For AI to become effective partners, Ushiku and collaborators believe that AI needs to gain proficiency in the four phases of research: ideation, experimentation, analysis and description. The first milestone for 2025 is to complete AI robots that can decipher research claims well enough to review papers and can replicate studies. In addition to recognizing what is written, these AIs must understand the value that the research adds and how the results relate to the hypothesis. Furthermore, AI robots assisting with experiments should be able to distinguish best practices that lead to precise outcomes.

“With increased global interest on AI that support research, technology firms and institutions are releasing AI models designed for that purpose. However, there’s a tremendous gap between the ability to write papers using manuscript-style language, and the ability to assess whether the content truly matches principles of physics and chemistry,” says Ushiku. “To write papers and to facilitate scholarly discussion, AI needs to internalize the principles underlying each academic field. It also needs to be able to demonstrate the evidence and principles it drew upon to generate suggestions. That’s a significant missing link that research in this area needs to address.”

Changing role of experts

The team hopes for AI robots to publish studies in peer-reviewed journals by 2030, and in high-impact journals by 2040. The AI robots, however, will continue to require human input to drive research even when reaching the final goal in 2050, says the scientists.

An AI-assisted robot helps to grind materials in a mortar.© OMRON Corporation

“Our project aspires to enable AI robots to communicate with human researchers so that they can receive suggestions. AI robots should provide inputs that are meaningful enough to provoke changes in action from human researchers, but they will not conclude the entire research process on their own,” says Ushiku.

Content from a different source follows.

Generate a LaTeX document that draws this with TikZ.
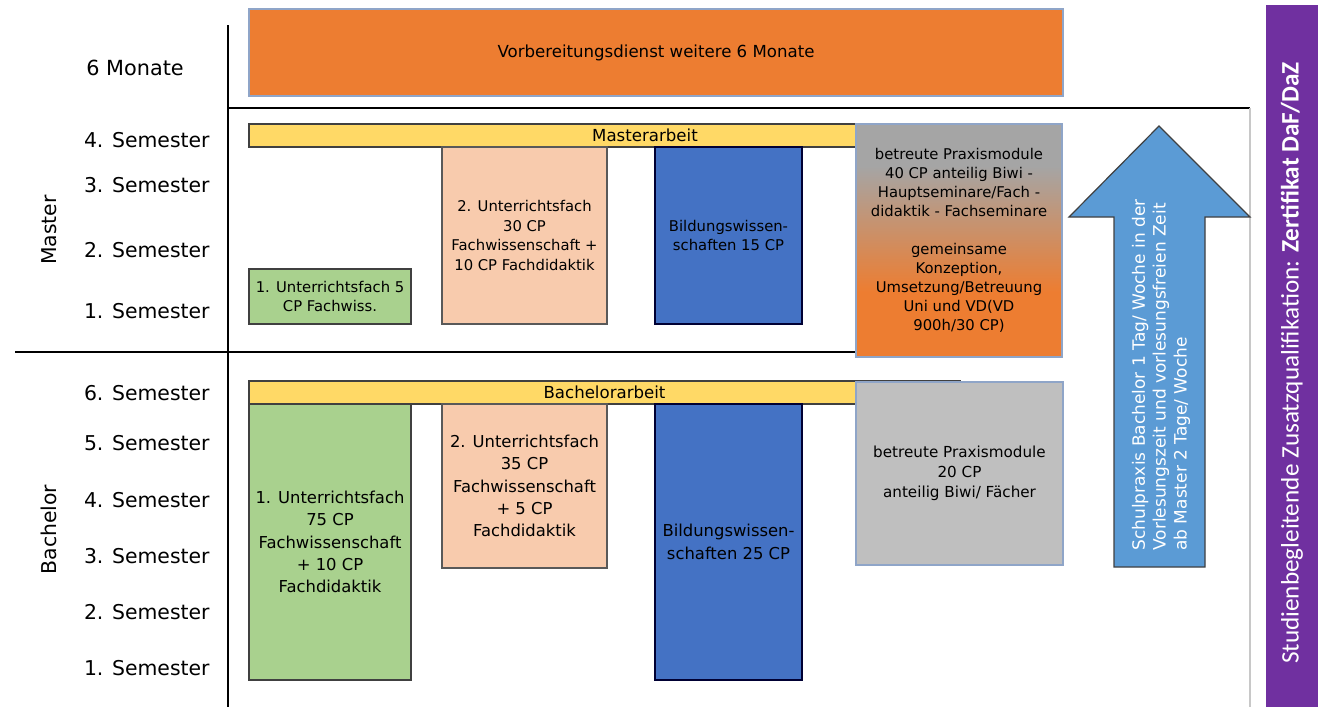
\documentclass[tikz,border=0pt]{standalone}
\usepackage{fontspec}
\setmainfont{DejaVu Sans}
\newfontfamily\zqfont{Carlito}
\usetikzlibrary{shadings}
\definecolor{vdorange}{HTML}{ED7D31}
\definecolor{thesisyellow}{HTML}{FFD966}
\definecolor{fachgreen}{HTML}{A9D18E}
\definecolor{fachpeach}{HTML}{F8CBAD}
\definecolor{biwiblue}{HTML}{4472C4}
\definecolor{praxisgray}{HTML}{A5A5A5}
\definecolor{bapraxisgray}{HTML}{BFBFBF}
\definecolor{arrowblue}{HTML}{5B9BD5}
\definecolor{zqpurple}{HTML}{7030A0}
\definecolor{boxline}{HTML}{404040}
\definecolor{softblue}{HTML}{8FA5C8}
\definecolor{gridgray}{HTML}{C8C8C8}
\pgfdeclareverticalshading{praxisshade}{100bp}{color(0bp)=(vdorange); color(39bp)=(vdorange); color(66bp)=(praxisgray); color(100bp)=(praxisgray)}

\begin{document}
\begin{tikzpicture}[x=0.5pt, y=-0.5pt,
	semlabel/.style={anchor=east, inner sep=0pt, font=\fontsize{10.2}{12}\selectfont},
	phaselabel/.style={rotate=90, inner sep=0pt, font=\fontsize{10.2}{12}\selectfont},
	modbox/.style={draw=boxline, line width=0.6pt, inner sep=0pt, align=center, font=\fontsize{7.4}{9.8}\selectfont},
	bamodbox/.style={modbox, font=\fontsize{8.2}{11.2}\selectfont},
	thesisbar/.style={modbox, fill=thesisyellow, minimum height=11.5pt, font=\fontsize{8.3}{10}\selectfont}]
	\useasboundingbox (0,0) rectangle (1318,707);
	% Grid lines:
	\draw[line width=0.6pt] (228,25) -- (228,707);
	\draw[line width=0.6pt] (228,108) -- (1250,108);
	\draw[line width=0.6pt] (15,352) -- (960,352);
	\draw[gridgray, line width=0.6pt] (1250,108) -- (1250,707);
	% Row labels:
	\node[anchor=west, inner sep=0pt, font=\fontsize{10.4}{12}\selectfont] (monate) at (86,67.5){6 Monate};
	\node[semlabel] (msem4) at (210,140.5){4. Semester};
	\node[semlabel] (msem3) at (210,185.5){3. Semester};
	\node[semlabel] (msem2) at (210,250.5){2. Semester};
	\node[semlabel] (msem1) at (210,311.5){1. Semester};
	\node[semlabel] (bsem6) at (210,393.5){6. Semester};
	\node[semlabel] (bsem5) at (210,443.5){5. Semester};
	\node[semlabel] (bsem4) at (210,500.5){4. Semester};
	\node[semlabel] (bsem3) at (210,556){3. Semester};
	\node[semlabel] (bsem2) at (210,612.5){2. Semester};
	\node[semlabel] (bsem1) at (210,668.5){1. Semester};
	\node[phaselabel] (master) at (49,230){Master};
	\node[phaselabel] (bachelor) at (48.5,529.5){Bachelor};
	% Vorbereitungsdienst:
	\node[modbox, draw=softblue, fill=vdorange, minimum width=407pt, minimum height=43.5pt, font=\fontsize{8.3}{10}\selectfont] (vd) at (656,52.5){Vorbereitungsdienst weitere 6 Monate};
	% Master:
	\node[thesisbar, minimum width=396pt] (mthesis) at (645,135.5){Masterarbeit};
	\node[modbox, fill=fachgreen, minimum width=81pt, minimum height=27.5pt] (mfach1) at (330,296.5){1. Unterrichtsfach 5\\CP Fachwiss.};
	\node[modbox, draw=gray!70!black, fill=fachpeach, minimum width=82.5pt, minimum height=88.5pt] (mfach2) at (524.5,235.5){2. Unterrichtsfach\\30 CP\\Fachwissenschaft +\\10 CP Fachdidaktik};
	\node[modbox, draw=black!80!blue, fill=biwiblue, minimum width=73.5pt, minimum height=88.5pt] (mbiwi) at (728.5,235.5){Bildungswissen-\\schaften 15 CP};
	\node[modbox, draw=softblue, shade, shading=praxisshade, minimum width=103pt, minimum height=116.5pt, font=\fontsize{7.4}{9.5}\selectfont] (mpraxis) at (959,240.5){betreute Praxismodule\\40 CP anteilig Biwi -\\Hauptseminare/Fach -\\didaktik - Fachseminare\\[9.5pt]gemeinsame\\Konzeption,\\Umsetzung/Betreuung\\Uni und VD(VD\\900h/30 CP)};
	% Bachelor:
	\node[thesisbar, minimum width=355.5pt] (bthesis) at (604.5,392.5){Bachelorarbeit};
	\node[bamodbox, fill=fachgreen, minimum width=81pt, minimum height=138pt] (bfach1) at (330,542){1. Unterrichtsfach\\75 CP\\Fachwissenschaft\\+ 10 CP\\Fachdidaktik};
	\node[bamodbox, draw=gray!70!black, fill=fachpeach, minimum width=82.5pt, minimum height=82pt] (bfach2) at (524.5,486){2. Unterrichtsfach\\35 CP\\Fachwissenschaft\\+ 5 CP\\Fachdidaktik};
	\node[bamodbox, draw=black!80!blue, fill=biwiblue, minimum width=73.5pt, minimum height=138pt] (bbiwi) at (728.5,542){Bildungswissen-\\schaften 25 CP};
	\node[modbox, draw=softblue, fill=bapraxisgray, minimum width=103.5pt, minimum height=91.5pt, font=\fontsize{7.6}{10}\selectfont] (bpraxis) at (959.5,473.5){betreute Praxismodule\\20 CP\\anteilig Biwi/ Fächer};
	% Schulpraxis arrow:
	\draw[draw=boxline, line width=0.6pt, fill=arrowblue] (1114,567) -- (1205,567) -- (1205,217) -- (1250,217) -- (1159,126) -- (1069,217) -- (1114,217) -- cycle;
	\node[rotate=90, align=left, text=white, inner sep=0pt, font=\fontsize{8.5}{10.4}\selectfont] (schulpraxis) at (1161,375){Schulpraxis Bachelor 1 Tag/ Woche in der\\Vorlesungszeit und vorlesungsfreien Zeit\\ab Master 2 Tage/ Woche};
	% Zusatzqualifikation:
	\node[fill=zqpurple, inner sep=0pt, minimum width=26pt, minimum height=351pt] (zqbar) at (1292,356){};
	\node[rotate=90, text=white, inner sep=0pt, font=\zqfont\fontsize{12.6}{14}\selectfont] (zqtext) at (1292,363){Studienbegleitende Zusatzqualifikation: \textbf{Zertifikat DaF/DaZ}};
\end{tikzpicture}
\end{document}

The core skills for human professionals will shift towards the ability to give commands and to make judgements, adds Suwa. “We often speak of automating mundane tasks to allow people to focus on creative ideation,” he says. “We need to do a better job of demonstrating what that looks like specifically, and our proposal of giving commands and making judgements is one way to address this.”

AI for illustrations, is an example. With input from non-professionals, AI can produce artwork that uses an impressive level of technique. The artwork, however, is far from a masterpiece; the outputs are unoriginal, as AI tends to merely learn from existing art rather than employ genuine creativity.

An AI-assisted robot helps a human operator to perform peg-in-hole tasks.© OMRON Corporation

“It’s when professionals give direction on themes to include and the composition that the AI can pull elements together that make for a beautiful illustration. Knowing how to give good instructions is a skill that only experts will possess,” explains Ushiku.

Suwa stresses that AI is a vehicle for empowerment, and that dialogue should focus on how people live with AI as partners. “AI is a tool just like a pencil or a laptop, and nothing more. The concern should not be so much about AI against humans, but about empowering humans to understand how AI works,” says Suwa. “In an age when technology evolves in discontinuous leaps, we need to keep sight of how we want the future to look. Only then can we determine which technologies to develop to realize psychological satisfaction.”